I’m trying to build onnxruntime with tensorrt support on my jetson agx xavier with jetpack v4.6. I’m following instructions off of this page Build with different EPs | onnxruntime but my build fails. The most common error is:
onnxruntime/gsl/gsl-lite.hpp(1959): warning: calling a host function from a hostdevice function is not allowed
I’ve tried with the latest CMAKE version 3.22.1, and version 3.21.1 as mentioned on the website.
The end goal of this build is to create a .whl binary to then use as part of the installation process of another program in a docker container. Any help and insight is appreciated, thank you!
I started off there, and found the link I included in my first post on that page too, under “Build from Source”. The prebuild wheels work fine, but they do not include the tensorrt backend. I’m trying to build onnxruntime such that it includes the tensorrt backend. Has anyone else tried or achieved this? Does anything from the attached build logfile stand out?
Thanks.
We just double-check the wheel package shared on the eLinux page.
With v1.10.0+JetPack4.6, we can run ONNXRuntime with TensorrtExecutionProvider successfully.
Would you mind giving it a try?
$ python3
Python 3.6.9 (default, Dec 8 2021, 21:08:43)
[GCC 8.4.0] on linux
Type "help", "copyright", "credits" or "license" for more information.
>>> import onnxruntime as ort
>>> sess = ort.InferenceSession('/usr/src/tensorrt/data/mnist/mnist.onnx', providers=['TensorrtExecutionProvider', 'CUDAExecutionProvider'])
2022-01-25 03:08:29.992372812 [W:onnxruntime:Default, tensorrt_execution_provider.h:53 log] [2022-01-25 08:08:29 WARNING] /home/onnxruntime/onnxruntime-py36/cmake/external/onnx-tensorrt/onnx2trt_utils.cpp:364: Your ONNX model has been generated with INT64 weights, while TensorRT does not natively support INT64. Attempting to cast down to INT32.
2022-01-25 03:08:31.460957667 [W:onnxruntime:Default, tensorrt_execution_provider.h:53 log] [2022-01-25 08:08:31 WARNING] Detected invalid timing cache, setup a local cache instead
>>>
This helped! I was using wheel for ort v1.8.0. The latest v1.10.0 wheel for Jetsons seems to include the tensorrt provider out of the box. Thank you!
I was expecting a speed-up from using TRT with my models. Instead I’m seeing a significant (15-20x) slowdown. What am I missing? (Please let me know if I should make a new post for this question continuation).

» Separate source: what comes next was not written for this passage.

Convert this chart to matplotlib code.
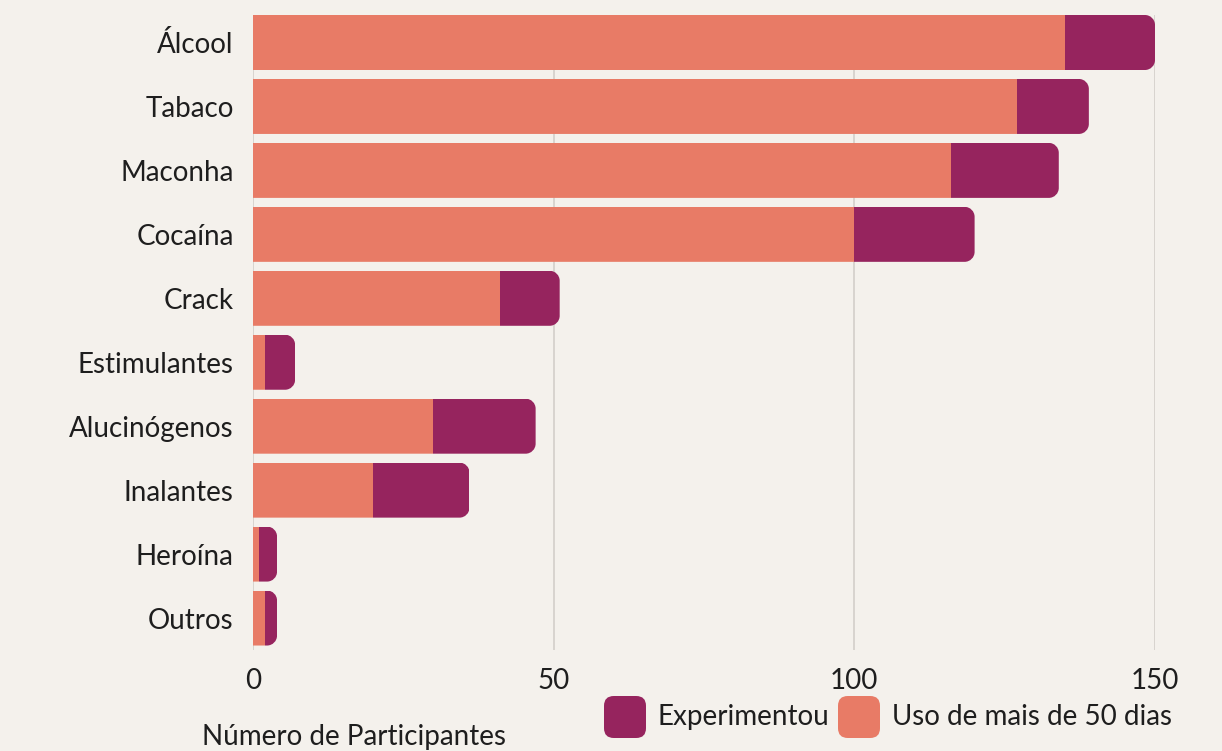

The following runs show the seconds it took to run an inception_v3 and inception_v4 model on 100 images using CUDAExecutionProvider and TensorrtExecutionProvider respectively. The models were trained and converted to onnx using pytorch on a different computer. The runs are executed through docker on the Jetson AGX device in MAXN mode.
Using JTop I can see that with CUDAExecutionProvider the GPU is always fully engaged, and with TensorrtExecutionProvider the GPU is intermittently engaged, like it’s sputtering.
inception_v3 inception_v4
CUDA 11s 16s
TRT 223s 257s
So the best speed I’m getting is ~9img/sec. Shouldn’t I be able to crank out more frames per seconds?